虐待防止の取り組み伝えて
千葉県野田市の小学4年女児が親から虐待を受けて死亡した事件は、社会に大きな衝撃を与えている。本紙は事件発生までの経緯、その後の状況を丁寧で分かりやすく報道している。
この事件では、市教委や児童相談所などの不手際が相次いで発覚。その都度、専門家による問題点の指摘が報じられている。事件の報道だけでなく、隠れた問題点を浮き彫りにすることも報道機関の重要な役割だが、本紙はそれにとどまらず、虐待防止の記事を積極的に掲載している。
2月19日の朝刊では、県警が2018年に対応した児童虐待の件数(速報値)は414件(前年比24件増)で、現在の統計を始めた12年以降、過去最悪を3年連続で更新したことを棒グラフを添えて紹介した。件数が増えた背景には、県民の虐待防止に対する意識の高まりがあるという。
同24日の朝刊では、子どもの相談や悩みを電話で受け付ける「チャイルドラインおおいた」の平井貴美子代表へのインタビューを掲載。「母親が孤立し、助けを求めることができないケースがある。社会全体で子どもを育てる意識を持つことが大切」と平井代表が指摘する通り、児童虐待の背景には、子育ての負担や貧困など、複雑な社会問題が横たわっていることが少なくない。問題の抜本的解決を図るには、社会全体による子育て支援が重要だ。
さらに、同27日の朝刊では、厚生労働省の全国調査で16年度に発生・発覚した虐待で死亡した子どもの約65%が0歳児で、実母が加害者となるケースが最も多く、妊娠期からのフォローが重要であることを伝えた。その上で、出産直後の乳児への虐待を防ぐため、県と県内18市町村などが医療機関との連携強化を確認したことを報道。このような動きを頼もしく感じた。
できれば、一時保護や児童福祉施設への入所、親権の停止・取り消し―など、虐待から児童を守るために取り得る法的手段についても紹介してほしい。
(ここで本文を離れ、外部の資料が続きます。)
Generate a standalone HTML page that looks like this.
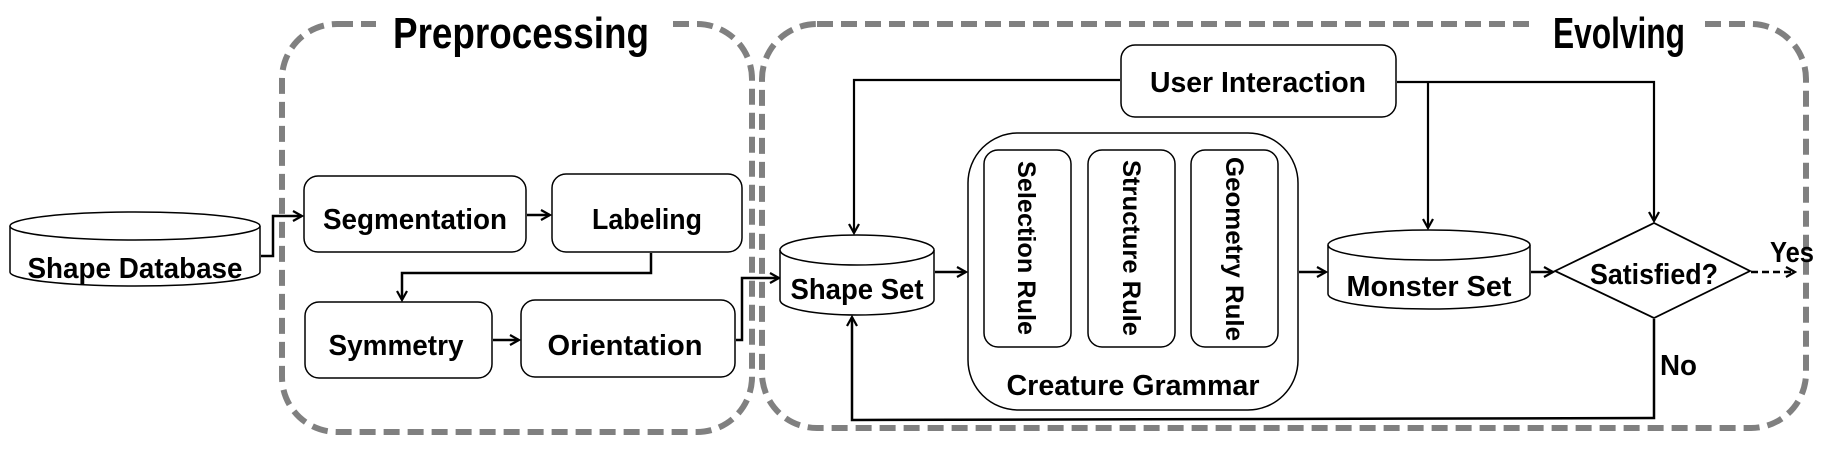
<!DOCTYPE html>
<html><head><meta charset="utf-8"><style>
html,body{margin:0;padding:0;background:#fff;}
svg{display:block;}
text{font-family:"Liberation Sans",sans-serif;font-weight:bold;fill:#000;}
</style></head><body>
<svg width="1831" height="450" viewBox="0 0 1831 450" xmlns="http://www.w3.org/2000/svg">
<defs>
<marker id="a" markerWidth="12" markerHeight="12" refX="10" refY="6" orient="auto" markerUnits="userSpaceOnUse">
<path d="M1,1 L10,6 L1,11" fill="none" stroke="#000" stroke-width="2.2"/>
</marker>
</defs>
<rect x="282" y="24" width="470" height="408" rx="55" fill="none" stroke="#808080" stroke-width="6" stroke-dasharray="16,8"/>
<rect x="762" y="24" width="1044" height="404" rx="55" fill="none" stroke="#808080" stroke-width="6" stroke-dasharray="16,8"/>
<rect x="376" y="6" width="290" height="52" fill="#fff"/>
<rect x="1536" y="6" width="166" height="52" fill="#fff"/>
<text x="521" y="48" font-size="44" text-anchor="middle" textLength="256" lengthAdjust="spacingAndGlyphs">Preprocessing</text>
<text x="1619" y="48" font-size="44" text-anchor="middle" textLength="132" lengthAdjust="spacingAndGlyphs">Evolving</text>

<path d="M10,226 L10,272 A125,14 0 0 0 260,272 L260,226" fill="#fff" stroke="#000" stroke-width="1.5"/>
<ellipse cx="135" cy="226" rx="125" ry="14" fill="#fff" stroke="#000" stroke-width="1.5"/>
<text x="135" y="278" font-size="29" text-anchor="middle" textLength="215" lengthAdjust="spacingAndGlyphs">Shape Database</text>

<g fill="#fff" stroke="#000" stroke-width="1.5">
<rect x="304" y="176" width="222" height="76" rx="14"/>
<rect x="552" y="174" width="190" height="78" rx="14"/>
<rect x="305" y="302" width="187" height="76" rx="14"/>
<rect x="521" y="300" width="214" height="77" rx="14"/>
</g>
<text x="415" y="229" font-size="29" text-anchor="middle" textLength="184" lengthAdjust="spacingAndGlyphs">Segmentation</text>
<text x="647" y="229" font-size="29" text-anchor="middle" textLength="110" lengthAdjust="spacingAndGlyphs">Labeling</text>
<text x="396" y="355" font-size="29" text-anchor="middle" textLength="135" lengthAdjust="spacingAndGlyphs">Symmetry</text>
<text x="625" y="355" font-size="29" text-anchor="middle" textLength="155" lengthAdjust="spacingAndGlyphs">Orientation</text>

<g fill="none" stroke="#000" stroke-width="2.5">
<path d="M261,256 L273,256 L273,216 L302,216" marker-end="url(#a)"/>
<path d="M527,215 L550,215" marker-end="url(#a)"/>
<path d="M651,253 L651,273 L402,273 L402,300" marker-end="url(#a)"/>
<path d="M493,340 L519,340" marker-end="url(#a)"/>
<path d="M736,340 L742,340 L742,278 L779,278" marker-end="url(#a)"/>
</g>

<path d="M780,250 L780,300 A77,15 0 0 0 934,300 L934,250" fill="#fff" stroke="#000" stroke-width="1.5"/>
<ellipse cx="857" cy="250" rx="77" ry="15" fill="#fff" stroke="#000" stroke-width="1.5"/>
<text x="857" y="299" font-size="29" text-anchor="middle" textLength="133" lengthAdjust="spacingAndGlyphs">Shape Set</text>

<rect x="968" y="133" width="330" height="277" rx="50" fill="#fff" stroke="#000" stroke-width="1.5"/>
<g fill="#fff" stroke="#000" stroke-width="1.5">
<rect x="984" y="150" width="87" height="197" rx="14"/>
<rect x="1088" y="150" width="87" height="197" rx="14"/>
<rect x="1191" y="150" width="87" height="197" rx="14"/>
</g>
<text transform="translate(1018,161) rotate(90)" font-size="25" textLength="174" lengthAdjust="spacingAndGlyphs" font-family="DejaVu Sans">Selection Rule</text>
<text transform="translate(1123,160) rotate(90)" font-size="25" textLength="176" lengthAdjust="spacingAndGlyphs" font-family="DejaVu Sans">Structure Rule</text>
<text transform="translate(1226,157) rotate(90)" font-size="25" textLength="184" lengthAdjust="spacingAndGlyphs" font-family="DejaVu Sans">Geometry Rule</text>
<text x="1133" y="395" font-size="29" text-anchor="middle" textLength="253" lengthAdjust="spacingAndGlyphs">Creature Grammar</text>

<rect x="1121" y="45" width="275" height="72" rx="14" fill="#fff" stroke="#000" stroke-width="1.5"/>
<text x="1258" y="92" font-size="29" text-anchor="middle" textLength="216" lengthAdjust="spacingAndGlyphs">User Interaction</text>

<path d="M1328,245 L1328,294 A101,15 0 0 0 1530,294 L1530,245" fill="#fff" stroke="#000" stroke-width="1.5"/>
<ellipse cx="1429" cy="245" rx="101" ry="15" fill="#fff" stroke="#000" stroke-width="1.5"/>
<text x="1429" y="296" font-size="29" text-anchor="middle" textLength="165" lengthAdjust="spacingAndGlyphs">Monster Set</text>

<polygon points="1555,271 1654,223 1750,271 1654,318" fill="#fff" stroke="#000" stroke-width="1.8"/>
<text x="1654" y="284" font-size="29" text-anchor="middle" textLength="128" lengthAdjust="spacingAndGlyphs">Satisfied?</text>
<text x="1770" y="262" font-size="29" textLength="44" lengthAdjust="spacingAndGlyphs">Yes</text>
<text x="1660" y="375" font-size="29" textLength="37" lengthAdjust="spacingAndGlyphs">No</text>

<g fill="none" stroke="#000" stroke-width="2.5">
<path d="M935,272 L966,272" marker-end="url(#a)"/>
<path d="M1299,272 L1326,272" marker-end="url(#a)"/>
<path d="M1531,272 L1553,272" marker-end="url(#a)"/>
<path d="M1751,272 L1795,272" stroke-dasharray="7,4" marker-end="url(#a)"/>
<path d="M1120,80 L854,80 L854,233" stroke-width="2.2" marker-end="url(#a)"/>
<path d="M1397,82 L1654,82 L1654,221" stroke-width="2.2" marker-end="url(#a)"/>
<path d="M1428,82 L1428,228" stroke-width="2.2" marker-end="url(#a)"/>
<path d="M1654,319 L1654,418 L852,420 L852,317" marker-end="url(#a)"/>
</g>
</svg>
</body></html>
法的知識を深めることは、関係者には虐待している親からの脅しなどに冷静に対応することに、虐待の発見者には、通報を後押しすることにつながるのではないか。
虐待によって児童の尊い命が失われるような事態があってはならない。本紙には、今後も虐待防止に向けてさまざまな視点から報道を展開していただきたい。